Haruo Fujiwara, Yusuke Mukuta, Tatsuya Harada

Published 2026-03-03
📖 5 min read🧠 Deep dive

Imagine you have a beautiful, high-resolution 3D photograph of a real-world scene—maybe a cozy living room or a bustling city street. Now, imagine you want to turn that photo into a Van Gogh painting, a cyberpunk city, or a watercolor sketch, but you want to keep the 3D structure intact so you can walk around it and look at it from different angles.

That's exactly what this paper is about. The authors, Haruo Fujiwara and his team, have built a "magic wand" that turns real 3D scenes into stylized art using text prompts, while solving three major headaches that previous methods had: flickering views, messy colors, and inability to paint specific parts.

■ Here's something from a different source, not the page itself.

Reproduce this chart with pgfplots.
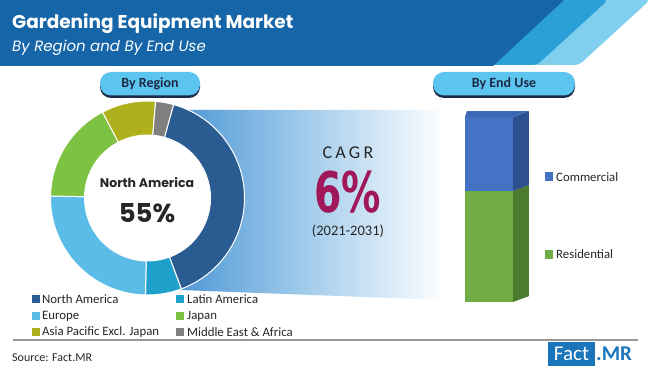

Here is how their method works, broken down into simple concepts:

1. The Problem: The "Flickering TV" and the "Spilled Paint"

Previous attempts to do this were like trying to paint a 3D object by painting 2D photos of it from different angles.

  • The Flicker: If you painted the front view, then the side view, the colors might not match perfectly. When you looked at the 3D object, it would look like a broken TV screen flickering between different styles.
  • The Spilled Paint: If you wanted to paint a red car blue, the old methods often accidentally painted the sky blue too, or the grass turned red. They couldn't tell the difference between the "car" and the "background."

2. The Solution: A Two-Step Dance

The authors use a technique called Gaussian Splatting (think of it as a cloud of millions of tiny, colored, 3D confetti pieces that form the scene). They don't try to paint the confetti directly. Instead, they do a two-step dance:

Step 1: The "Group Photo" Trick (Multi-View Generation)

Instead of asking an AI to paint one picture at a time, they ask it to paint a grid of four pictures at once.

  • The Analogy: Imagine you are directing a photoshoot. Instead of telling the photographer, "Take a photo of the left side," then "Take a photo of the right side," you tell them, "Take a photo of all four corners of the room simultaneously."
  • The Secret Sauce: They use a "depth map" (a blueprint of how far away things are) as a guide. They tile four of these blueprints together and feed them to the AI. This forces the AI to understand that the "left" wall in the first photo is the same wall as the "right" wall in the second photo.
  • The Result: The AI generates four images that are perfectly consistent. No more flickering. It's like the AI is looking at the whole room at once, not just one slice of it.

Step 2: The "Smart Paintbrush" (Region-Based Control)

Once the AI has generated these perfect 2D images, they use them to "re-train" the 3D scene. But here is where they get clever with the Multi-Region Loss.

  • The Analogy: Imagine you are painting a model of a city. You want to paint the buildings gold but keep the grass green.
    • Old Method: You throw gold paint at the whole model. The grass gets gold, the sky gets gold. You have to try to scrape it off later (which ruins the 3D shape).
    • New Method: You put a stencil (a mask) over the grass. Now, when you throw the gold paint, it only hits the buildings.
  • How it works: The system uses a segmentation tool (like a smart highlighter) to identify "objects" (e.g., the bear, the sky, the floor). It then calculates the "style" (the colors and textures) separately for each object. It ensures the bear gets the "Van Gogh" style, but the sky stays "realistic," or maybe gets a "watercolor" style.

3. The "Efficiency" Hack

Calculating all these styles is usually very slow, like trying to count every single grain of sand on a beach.

  • The Analogy: Instead of counting every grain of sand, the authors realized that if you look at the "most interesting" grains (the ones that tell you the most about the beach), you can guess the total count very quickly.
  • The Tech: They use a mathematical trick called Importance-Weighted Sliced Wasserstein Distance. In plain English: They ignore the boring, repetitive parts of the image and focus only on the parts that matter most for the style. This makes the process 5 times faster without losing quality.

Why This Matters

This paper is a big deal because it makes 3D art creation:

  1. Stable: No more flickering or glitchy 3D models.
  2. Precise: You can paint the car without painting the sky.
  3. Fast: It doesn't take days to render; it takes minutes.

In summary: The authors built a system that takes a real 3D scene, asks an AI to "paint" it from all angles at once using a blueprint to keep things consistent, and then uses smart stencils to make sure the paint only goes where you want it to. The result is a high-quality, 3D world that looks exactly like the art style you described in text.